Among the most dangerous developments in 2024 was the systematic assault on diversity, equity, and inclusion initiatives. SPLC documents how anti-DEI efforts became a gateway for white supremacist rhetoric, with prominent figures and groups branding DEI as “white genocide.” 

A former Reagan official called DEI programs “an anti-white, anti-heterosexual indoctrination program,” while others blamed equity policies for bridge collapses and hurricane mismanagement despite no factual basis.

SPLC also tracks how hard-right groups weaponized conspiracy theories, misinformation, and violence to intimidate communities and election officials. In September, a wave of 33 hoax bomb threats struck Springfield, Ohio, after former President Trump and Senator J.D. Vance made false claims about Haitian immigrants. On Election Day, 60 polling locations in Georgia received bomb threats traced to Russian email domains. 

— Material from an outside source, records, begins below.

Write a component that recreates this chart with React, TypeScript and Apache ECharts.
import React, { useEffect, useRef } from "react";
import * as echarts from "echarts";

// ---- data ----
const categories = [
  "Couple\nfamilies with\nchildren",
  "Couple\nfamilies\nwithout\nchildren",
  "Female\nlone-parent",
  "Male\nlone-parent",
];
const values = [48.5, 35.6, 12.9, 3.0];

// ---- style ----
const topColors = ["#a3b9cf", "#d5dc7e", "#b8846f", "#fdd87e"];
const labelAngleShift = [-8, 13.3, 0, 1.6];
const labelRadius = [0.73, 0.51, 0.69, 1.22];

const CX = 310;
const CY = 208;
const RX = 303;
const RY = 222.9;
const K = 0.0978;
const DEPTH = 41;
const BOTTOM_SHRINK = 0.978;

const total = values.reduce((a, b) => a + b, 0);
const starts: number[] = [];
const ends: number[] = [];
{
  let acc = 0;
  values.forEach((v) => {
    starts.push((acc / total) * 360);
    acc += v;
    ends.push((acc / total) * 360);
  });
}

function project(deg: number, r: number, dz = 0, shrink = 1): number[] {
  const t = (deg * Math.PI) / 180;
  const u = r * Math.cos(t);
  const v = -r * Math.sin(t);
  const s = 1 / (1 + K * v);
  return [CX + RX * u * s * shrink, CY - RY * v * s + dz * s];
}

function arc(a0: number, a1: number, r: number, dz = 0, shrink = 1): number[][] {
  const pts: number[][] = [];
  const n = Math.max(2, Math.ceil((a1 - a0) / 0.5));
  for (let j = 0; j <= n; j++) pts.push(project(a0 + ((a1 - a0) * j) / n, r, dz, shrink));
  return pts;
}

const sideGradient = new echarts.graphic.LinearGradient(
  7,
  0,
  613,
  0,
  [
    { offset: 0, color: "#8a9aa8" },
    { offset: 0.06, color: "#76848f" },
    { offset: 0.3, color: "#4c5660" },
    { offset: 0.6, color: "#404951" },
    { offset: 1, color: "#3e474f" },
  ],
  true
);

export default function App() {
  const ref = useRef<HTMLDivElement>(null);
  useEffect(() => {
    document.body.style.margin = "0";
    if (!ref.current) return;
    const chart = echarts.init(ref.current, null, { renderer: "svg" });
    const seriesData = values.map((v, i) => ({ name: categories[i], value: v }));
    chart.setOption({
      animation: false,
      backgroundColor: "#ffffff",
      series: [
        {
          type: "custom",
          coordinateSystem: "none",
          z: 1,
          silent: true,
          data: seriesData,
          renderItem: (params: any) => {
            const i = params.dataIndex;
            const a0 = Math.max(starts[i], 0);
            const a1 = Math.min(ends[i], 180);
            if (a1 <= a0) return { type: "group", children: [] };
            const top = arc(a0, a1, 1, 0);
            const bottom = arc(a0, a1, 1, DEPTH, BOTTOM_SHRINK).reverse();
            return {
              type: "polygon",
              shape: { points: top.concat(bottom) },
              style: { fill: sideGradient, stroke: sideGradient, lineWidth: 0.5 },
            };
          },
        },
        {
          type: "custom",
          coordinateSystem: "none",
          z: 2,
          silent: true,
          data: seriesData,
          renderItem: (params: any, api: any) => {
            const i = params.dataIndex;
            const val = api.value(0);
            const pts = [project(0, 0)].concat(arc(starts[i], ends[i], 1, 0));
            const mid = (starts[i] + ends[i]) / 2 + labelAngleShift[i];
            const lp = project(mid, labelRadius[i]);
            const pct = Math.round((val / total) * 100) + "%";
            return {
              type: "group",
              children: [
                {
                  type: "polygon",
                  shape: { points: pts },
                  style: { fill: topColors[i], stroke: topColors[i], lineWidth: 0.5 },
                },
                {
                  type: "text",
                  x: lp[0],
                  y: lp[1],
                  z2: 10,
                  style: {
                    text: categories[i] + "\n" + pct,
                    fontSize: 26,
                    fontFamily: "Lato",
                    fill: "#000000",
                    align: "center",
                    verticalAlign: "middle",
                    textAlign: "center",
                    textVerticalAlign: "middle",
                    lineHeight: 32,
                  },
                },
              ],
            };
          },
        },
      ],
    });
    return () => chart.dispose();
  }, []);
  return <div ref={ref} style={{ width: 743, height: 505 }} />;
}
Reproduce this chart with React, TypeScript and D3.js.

Planet Fitness and Jewish institutions were similarly targeted after anti-LGBTQ+ provocateurs highlighted them online.

Local militia groups also proliferated in 2024. While national networks like the Oath Keepers splintered, SPLC documented 50 militias operating with increased secrecy. These groups, often calling themselves “minutemen,” conducted paramilitary training while espousing antigovernment conspiracies and white supremacist ideologies. The Mid-Missouri Minutemen, for example, maintained ties to the white nationalist Heartland Active Club through Telegram chats.

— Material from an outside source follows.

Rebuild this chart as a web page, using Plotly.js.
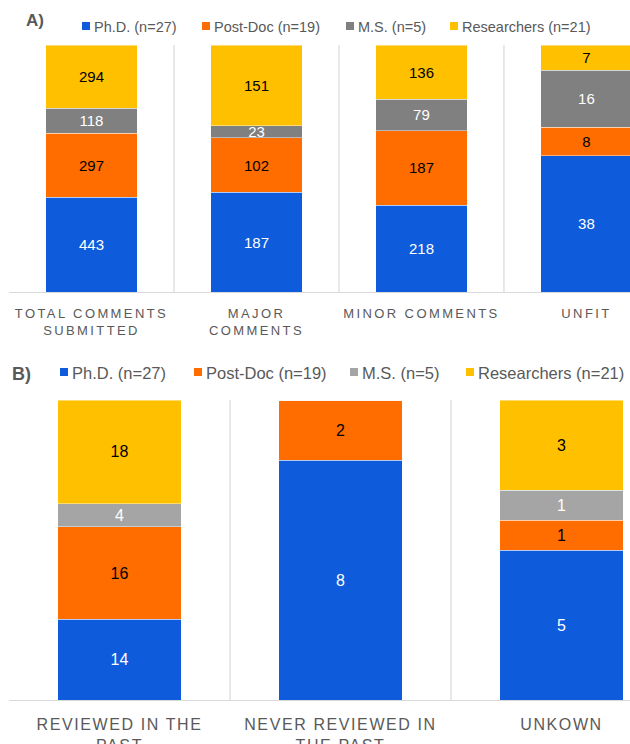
<!DOCTYPE html>
<html>
<head>
<meta charset="utf-8">
<script src="https://cdn.plot.ly/plotly-3.0.1.min.js"></script>
<style>
html,body{margin:0;padding:0;background:#fff;}
#chart{width:630px;height:744px;}
.xtick text{letter-spacing:2.4px;}
.x2tick text{letter-spacing:1.6px;}
</style>
</head>
<body>
<div id="chart"></div>
<script>
// ---- Data ----
const seriesNames = ["Ph.D. (n=27)", "Post-Doc (n=19)", "M.S. (n=5)", "Researchers (n=21)"];

const catsA = ["TOTAL COMMENTS<br>SUBMITTED", "MAJOR<br>COMMENTS", "MINOR COMMENTS", "UNFIT"];
const phdA = [443, 187, 218, 38];
const postdocA = [297, 102, 187, 8];
const msA = [118, 23, 79, 16];
const researchersA = [294, 151, 136, 7];

const catsB = ["REVIEWED IN THE<br>PAST", "NEVER REVIEWED IN<br>THE PAST", "UNKOWN"];
const phdB = [14, 8, 5];
const postdocB = [16, 2, 1];
const msB = [4, 0, 1];
const researchersB = [18, 0, 3];

// ---- Styles ----
const colorsA = ["#0E5BDB", "#FF6D00", "#808080", "#FFC000"];
const colorsB = ["#0E5BDB", "#FF6D00", "#A5A5A5", "#FFC000"];
const textColors = ["#FFFFFF", "#000000", "#FFFFFF", "#000000"];
const FONT = "Arial, 'Liberation Sans', sans-serif";
const W = 630, H = 744;

function mkTraces(cats, seriesVals, colors, xa, ya, fsize, width) {
  return seriesVals.map((vals, i) => ({
    type: "bar",
    name: seriesNames[i],
    x: cats,
    y: vals,
    xaxis: xa,
    yaxis: ya,
    width: width,
    text: vals.map(v => v > 0 ? String(v) : ""),
    textposition: "inside",
    insidetextanchor: "middle",
    constraintext: "none",
    textangle: 0,
    textfont: {family: FONT, size: fsize, color: textColors[i]},
    marker: {color: colors[i], line: {color: "rgba(255,255,255,0.55)", width: 0.8}},
    showlegend: false,
    hoverinfo: "x+y+name"
  }));
}

const data = [
  ...mkTraces(catsA, [phdA, postdocA, msA, researchersA], colorsA, "x", "y", 15, 0.552),
  ...mkTraces(catsB, [phdB, postdocB, msB, researchersB], colorsB, "x2", "y2", 16, 0.561)
];

// ---- Manual legends (squares + text) ----
const px = x => x / W;
const py = y => 1 - y / H;
const shapes = [];
const annotations = [];

function addLegend(xs, yc, sq, colors, fsize) {
  xs.forEach((x0, i) => {
    shapes.push({type: "rect", xref: "paper", yref: "paper",
      x0: px(x0), x1: px(x0 + sq), y0: py(yc + sq / 2), y1: py(yc - sq / 2),
      fillcolor: colors[i], line: {width: 0}});
    annotations.push({xref: "paper", yref: "paper", x: px(x0 + sq + 2), y: py(yc + 0.5),
      xanchor: "left", yanchor: "middle", showarrow: false, text: seriesNames[i],
      font: {family: FONT, size: fsize, color: "#595959"}});
  });
}
addLegend([82, 202, 346, 450], 26, 8, colorsA, 14.5);
addLegend([60, 194, 350, 466], 372, 8, colorsB, 16.5);

annotations.push({xref: "paper", yref: "paper", x: px(24), y: py(21), xanchor: "left", yanchor: "middle",
  showarrow: false, text: "<b>A)</b>", font: {family: FONT, size: 17, color: "#595959"}});
annotations.push({xref: "paper", yref: "paper", x: px(10), y: py(374), xanchor: "left", yanchor: "middle",
  showarrow: false, text: "<b>B)</b>", font: {family: FONT, size: 18, color: "#595959"}});

// Category dividers
[0.5, 1.5, 2.5].forEach(b => shapes.push({type: "line", xref: "x", yref: "y domain",
  x0: b, x1: b, y0: 0, y1: 1, line: {color: "#D9D9D9", width: 1.2}, layer: "below"}));
[0.5, 1.5].forEach(b => shapes.push({type: "line", xref: "x2", yref: "y2 domain",
  x0: b, x1: b, y0: 0, y1: 1, line: {color: "#D9D9D9", width: 1.2}, layer: "below"}));

const axX = {
  showgrid: false, zeroline: false, showline: true, linecolor: "#D9D9D9", linewidth: 1.2,
  ticks: "", tickangle: 0, fixedrange: true
};

const layout = {
  width: W, height: H,
  margin: {l: 0, r: 0, t: 0, b: 0},
  paper_bgcolor: "#FFFFFF", plot_bgcolor: "#FFFFFF",
  barmode: "stack", barnorm: "percent",
  showlegend: false,
  font: {family: FONT, color: "#595959"},
  xaxis: Object.assign({}, axX, {
    domain: [px(9), 1], anchor: "y", range: [-0.5, 3.264],
    tickfont: {family: FONT, size: 13, color: "#595959"}, ticklabelstandoff: 9
  }),
  yaxis: {domain: [py(292), py(45)], range: [0, 100], visible: false, anchor: "x", fixedrange: true},
  xaxis2: Object.assign({}, axX, {
    domain: [px(9), 1], anchor: "y2", range: [-0.5, 2.31],
    tickfont: {family: FONT, size: 16, color: "#595959"}, ticklabelstandoff: 10
  }),
  yaxis2: {domain: [py(700), py(400)], range: [0, 100], visible: false, anchor: "x2", fixedrange: true},
  shapes: shapes,
  annotations: annotations
};

Plotly.newPlot("chart", data, layout, {displayModeBar: false, staticPlot: true});
</script>
</body>
</html>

Online platforms like Telegram remain a central hub for recruitment and radicalization. SPLC researchers analyzed Telegram’s “similar channels” feature and found extremist users cross-pollinating between neo-Nazi groups, QAnon influencers, and Proud Boys, forming large, interconnected ecosystems. 

In January, the U.S. Department of State designated the Terrorgram Collective, a Telegram-based neo-Nazi network, as a global terrorist entity.

The report also documents the surge in male supremacist ideologies, particularly in digital spaces. The SPLC added seven new male supremacist hate groups to its map in 2024. The Fresh & Fit podcast, led by Myron Gaines and Walter Weekes, now appears on the hate group list for its misogynist content targeting Black women and its role in fueling gender-based hostility among young men. 

Related manosphere influencers, including those in the Black manosphere, promote conspiracy theories blaming Black women for societal problems while profiting from coaching sessions and online engagement.

SPLC researchers also examined the decline of traditional neo-Confederate organizations. Once numbering over 120, only four such groups showed signs of activity in 2024. 

The League of the South, once central to the movement, rebranded as the Southern Nationalist League after losing legal battles linked to the 2017 Unite the Right rally in Charlottesville. The rebrand appears to be an attempt to escape civil liability while continuing to promote a white ethnostate rooted in Christian theocracy.

One of the report’s case studies highlights the growing political power of Turning Point USA, whose founder, Charlie Kirk, has promoted white nationalist theories, including the “great replacement.” 

TPUSA became a central organizing force for Trump’s 2024 campaign and participated in Project 2025, a blueprint to reshape the federal government. Through its Turning Point Faith arm, the group trains pastors to promote Christian nationalist values and has amplified figures like Candace Owens and Lara Trump. 

At one 2024 event, Kirk told supporters, “We native born Americans are being replaced by foreigners,” and pledged Trump would “liberate” the country.

At the core of these ideologies is the myth of “white genocide,” which the SPLC says has moved from the fringes into mainstream conservative discourse. The Family Research Council published nearly 150 articles on immigration in 2024, many framing it as a plot to “breed out” white Americans. At the FRC’s Pray Vote Stand summit, speakers claimed immigrants and LGBTQ+ individuals threaten Christian culture and called on supporters to have more white children to “reclaim” the nation. These statements, according to the SPLC, are direct echoes of neo-Nazi and white nationalist rhetoric.

“This is a profound cultural and political transformation the right pushes to grasp political control,” SPLC researchers wrote. “The right’s colonization of the center never comes without violence, threat, and fear mongering speech.”